Söylediğine göre Peyami doğrudan Tanpınar’a saldırmamış, ama “kolektif jurnallerine” girmiş (s. 308). Konu açık: Tanpınar’a göre Peyami Safa bir jurnalciydi. Bunlar tartışmaya açık hükümler. Ama Tanpınar’ın bazı dikkatlerine ben de katılıyorum. Meselâ “Egotisme’i, hiçbir [her türlü, olmalı AK] akidenin kendisinde kökleşmesine mâni idi.” (s. 307) diyor ki, bence de Safa “Bir Tereddüdün” adamıydı. Hayatı boyunca değilse bile bir dönem, farklı ideolojiler arasında savruldu. Tanpınar’ın da kaydettiği gibi “Evvelâ komünizmi (Nâzım’la) tecrübe etti. Sonra nasyonalist, sonra muhafazakar, Halk Partici ve Demokrat oldu.” (s. 306).
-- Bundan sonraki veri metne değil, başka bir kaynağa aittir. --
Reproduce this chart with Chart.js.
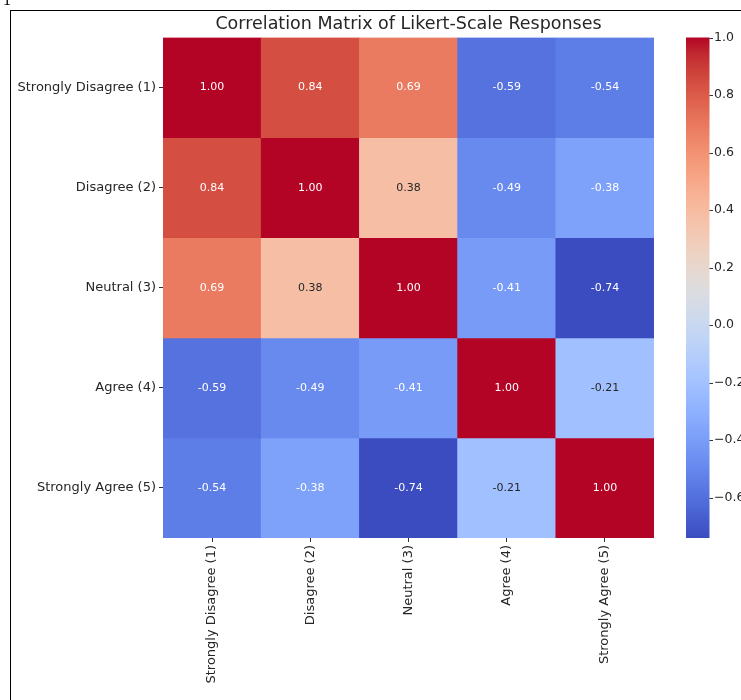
<!DOCTYPE html>
<html>
<head>
<meta charset="utf-8">
<script src="https://cdn.jsdelivr.net/npm/chart.js@4.4.1/dist/chart.umd.min.js"></script>
<style>
  html, body { margin:0; padding:0; background:#fff; overflow:hidden; width:741px; height:700px; }
  #wrap { position:absolute; left:0; top:0; width:800px; height:700px; }
  #frame { position:absolute; left:10px; top:10px; width:800px; height:720px; border-left:1.5px solid #000; border-top:1.5px solid #000; pointer-events:none; }
  #one { position:absolute; left:3px; top:-8px; font:16px "Liberation Serif"; line-height:16px; color:#000; }
</style>
</head>
<body>
<div id="wrap"><canvas id="c" width="800" height="700"></canvas></div>
<div id="frame"></div>
<div id="one">1</div>
<script>
// ---- data ----
const rowLabels = ['Strongly Disagree (1)', 'Disagree (2)', 'Neutral (3)', 'Agree (4)', 'Strongly Agree (5)'];
const colLabels = ['Strongly Disagree (1)', 'Disagree (2)', 'Neutral (3)', 'Agree (4)', 'Strongly Agree (5)'];
const rowStronglyDisagree = [1.00, 0.84, 0.69, -0.59, -0.54];
const rowDisagree         = [0.84, 1.00, 0.38, -0.49, -0.38];
const rowNeutral          = [0.69, 0.38, 1.00, -0.41, -0.74];
const rowAgree            = [-0.59, -0.49, -0.41, 1.00, -0.21];
const rowStronglyAgree    = [-0.54, -0.38, -0.74, -0.21, 1.00];
const matrix = [rowStronglyDisagree, rowDisagree, rowNeutral, rowAgree, rowStronglyAgree];
const colorbarTicks = [1.0, 0.8, 0.6, 0.4, 0.2, 0.0, -0.2, -0.4, -0.6];
const vmin = -0.74, vmax = 1.0;
const titleText = 'Correlation Matrix of Likert-Scale Responses';

// ---- coolwarm colormap ----
const coolwarm = [
 [59,76,192],[68,90,204],[77,104,215],[87,117,225],[98,130,234],[108,142,241],[119,154,247],[130,165,251],
 [141,176,254],[152,185,255],[163,194,255],[174,201,253],[184,208,249],[194,213,244],[204,217,238],[213,219,230],
 [221,221,221],[229,216,209],[236,211,197],[241,204,185],[245,196,173],[247,187,160],[247,177,148],[247,166,135],
 [244,154,123],[241,141,111],[236,127,99],[229,112,88],[222,96,77],[213,80,66],[203,62,56],[192,40,47],[180,4,38]
];
function cmap(t) {
  t = Math.max(0, Math.min(1, t));
  const n = coolwarm.length - 1, f = t * n, i = Math.min(n - 1, Math.floor(f)), r = f - i;
  const a = coolwarm[i], b = coolwarm[i + 1];
  return [0,1,2].map(k => Math.round(a[k] + (b[k] - a[k]) * r));
}
const norm = v => (v - vmin) / (vmax - vmin);
const rgb = c => `rgb(${c[0]},${c[1]},${c[2]})`;
function lum(c) {
  const l = c.map(x => { x /= 255; return x <= 0.03928 ? x / 12.92 : Math.pow((x + 0.055) / 1.055, 2.4); });
  return 0.2126 * l[0] + 0.7152 * l[1] + 0.0722 * l[2];
}

const FONT = '"DejaVu Sans"';
const TXT = '#262626';

const datasets = matrix.map((row, i) => ({
  label: rowLabels[i],
  data: row.map(() => [i, i + 1]),
  backgroundColor: row.map(v => rgb(cmap(norm(v)))),
  borderWidth: 0,
  grouped: false,
  barPercentage: 1,
  categoryPercentage: 1,
  yAxisID: 'y'
}));

const cellText = {
  id: 'cellText',
  afterDatasetsDraw(chart) {
    const ctx = chart.ctx;
    ctx.save();
    ctx.font = '11px ' + FONT;
    ctx.textAlign = 'center';
    ctx.textBaseline = 'middle';
    matrix.forEach((row, i) => {
      const meta = chart.getDatasetMeta(i);
      meta.data.forEach((bar, j) => {
        const v = row[j];
        ctx.fillStyle = lum(cmap(norm(v))) > 0.408 ? TXT : '#ffffff';
        ctx.fillText(v.toFixed(2), bar.x, (bar.y + bar.base) / 2);
      });
    });
    ctx.restore();
  }
};

const titleAndColorbar = {
  id: 'titleAndColorbar',
  afterDraw(chart) {
    const ctx = chart.ctx, s = chart.scales.cb, ca = chart.chartArea;
    ctx.save();
    // title
    ctx.font = '17.5px ' + FONT;
    ctx.fillStyle = TXT;
    ctx.textAlign = 'center';
    ctx.textBaseline = 'middle';
    ctx.fillText(titleText, (ca.left + ca.right) / 2, ca.top - 13);
    // colorbar
    const x0 = ca.right + 32, w = 23.5;
    const yTop = s.getPixelForValue(vmax), yBot = s.getPixelForValue(vmin);
    const g = ctx.createLinearGradient(0, yBot, 0, yTop);
    coolwarm.forEach((c, k) => g.addColorStop(k / (coolwarm.length - 1), rgb(c)));
    ctx.fillStyle = g;
    ctx.fillRect(x0, yTop, w, yBot - yTop);
    ctx.strokeStyle = '#333';
    ctx.lineWidth = 1;
    colorbarTicks.forEach(v => {
      const y = Math.round(s.getPixelForValue(v)) + 0.5;
      ctx.beginPath(); ctx.moveTo(x0 + w, y); ctx.lineTo(x0 + w + 3.5, y); ctx.stroke();
    });
    ctx.restore();
  }
};

new Chart(document.getElementById('c'), {
  type: 'bar',
  data: { labels: colLabels, datasets },
  plugins: [cellText, titleAndColorbar],
  options: {
    responsive: false,
    animation: false,
    layout: { padding: { top: 37.5, left: 0, right: 0, bottom: 0 } },
    plugins: {
      legend: { display: false },
      tooltip: { enabled: false },
      title: { display: false }
    },
    scales: {
      x: {
        type: 'category',
        offset: true,
        grid: { display: true, offset: false, drawOnChartArea: false, drawTicks: true, tickLength: 4, color: '#333' },
        border: { display: false },
        ticks: { autoSkip: false, maxRotation: 90, minRotation: 90, padding: 3, color: TXT, font: { family: FONT, size: 13 } },
        afterFit(s) { s.height = 162; }
      },
      y: {
        type: 'linear',
        position: 'left',
        reverse: true,
        min: 0, max: 5,
        afterBuildTicks(s) { s.ticks = rowLabels.map((_, i) => ({ value: i + 0.5 })); },
        grid: { display: true, drawOnChartArea: false, drawTicks: true, tickLength: 4, color: '#333' },
        border: { display: false },
        ticks: { padding: 3, color: TXT, font: { family: FONT, size: 13 }, callback: (v, idx) => rowLabels[idx] },
        afterFit(s) { s.width = 163; s.paddingTop = 0; s.paddingBottom = 0; }
      },
      cb: {
        type: 'linear',
        position: 'right',
        min: vmin, max: vmax,
        afterBuildTicks(s) { s.ticks = colorbarTicks.map(v => ({ value: v })); },
        grid: { display: false, drawTicks: false, drawOnChartArea: false },
        border: { display: false },
        ticks: { padding: 60, color: TXT, font: { family: FONT, size: 12.5 },
                 callback: v => v.toFixed(1).replace('-', '\u2212') },
        afterFit(s) { s.width = 146; s.paddingTop = 0; s.paddingBottom = 0; }
      }
    }
  }
});
</script>
</body>
</html>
Bu sebeple özellikle “Bir Tereddüdün Romanı”ndaki yazar ve Vildan’da, “Matmazel Noraliya’nın Koltuğu”ndaki Ferit’te parça parça o vardır.
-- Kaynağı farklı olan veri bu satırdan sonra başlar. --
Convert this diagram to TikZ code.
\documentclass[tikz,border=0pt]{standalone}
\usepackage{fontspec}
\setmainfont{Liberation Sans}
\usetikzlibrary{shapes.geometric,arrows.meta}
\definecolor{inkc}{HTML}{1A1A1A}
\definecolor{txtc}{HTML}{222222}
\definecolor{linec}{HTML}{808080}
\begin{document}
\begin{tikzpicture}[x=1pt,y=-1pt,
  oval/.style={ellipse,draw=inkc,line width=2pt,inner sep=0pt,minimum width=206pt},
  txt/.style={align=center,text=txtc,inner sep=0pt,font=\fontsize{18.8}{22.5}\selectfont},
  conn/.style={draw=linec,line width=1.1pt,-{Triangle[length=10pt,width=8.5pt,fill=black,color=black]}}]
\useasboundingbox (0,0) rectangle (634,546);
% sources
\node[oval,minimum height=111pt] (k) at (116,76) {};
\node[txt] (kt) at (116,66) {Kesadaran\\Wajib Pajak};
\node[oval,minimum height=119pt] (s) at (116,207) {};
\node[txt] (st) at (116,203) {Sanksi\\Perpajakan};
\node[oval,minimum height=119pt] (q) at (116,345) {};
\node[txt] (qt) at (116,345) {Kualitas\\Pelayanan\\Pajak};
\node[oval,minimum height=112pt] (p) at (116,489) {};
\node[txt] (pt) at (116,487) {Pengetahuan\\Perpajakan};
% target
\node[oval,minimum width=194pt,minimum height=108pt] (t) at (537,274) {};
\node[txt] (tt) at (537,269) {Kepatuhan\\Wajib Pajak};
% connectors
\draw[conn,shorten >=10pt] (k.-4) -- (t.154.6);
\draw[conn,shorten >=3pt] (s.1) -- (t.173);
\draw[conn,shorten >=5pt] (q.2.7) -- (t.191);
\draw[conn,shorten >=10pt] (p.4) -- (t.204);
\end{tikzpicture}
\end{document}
Nitekim Ağaoğlu’nun “Bu sahnelerdeki Peyami ile romanlarında yaşattığı kahramanların ruh yapıları arasındaki benzerlik ne yakındı.” (s. 119) cümlesi söylediklerimi destekliyor. O da Tanpınar gibi Safa’nın aklı ile duyguları arasında gidip geldiği kanaatinde; “renkli, ama çelişkilerle dolu” (s. 117) olduğunu söylüyor, ruhundaki dalgalanmalara dikkati çekiyor (s. 117). Peyami 1940’lı yıllarda Halk Partilidir, Ağaoğlu ise Demokrat Partili. Ağaoğlu, Peyami Safa’nın “Ulus” gazetesinde kendisine yönelik olarak yazdığı ağır yazıları unutmamış. Ama sonra Menderes’le yakınlaştı diyor. Savruluşa Tanpınar gibi o da dikkati çekmiş. Bazen realist, bazen mistik, bazen romantik bir kişilik! Sonra bohem, hem de oldukça hızlı bir bohem. Tanpınar’ın sözleriyle “Peyami, Çallı, … Muhtar, Necip [Fazıl], [Mustafa] Şekip (Tunç], Eşref Şefik, bunlar bir devrin bohemiydiler (s. 307). Arada bir kokain de çekiyorlar. Mistik de demiştim ya. “Saatleri Ayarlama Enstitüsü” romanına ilham veren sahneler gerçektir. Peyami Safa ve devrin bazı aydınları Ağaoğlu’nun da anlattığı gibi ruh çağırma seansları düzenlerler (s. 120). Yazar, şöyle ya da böyle roman kahramanlarına benziyor. Peyami Safa da öyle. Eserlerinde bohem, mütereddit, materyalist ya da mistik eğilimleri ve cinsî arzuları olan, buhranlı karakterler dikkati çekiyor.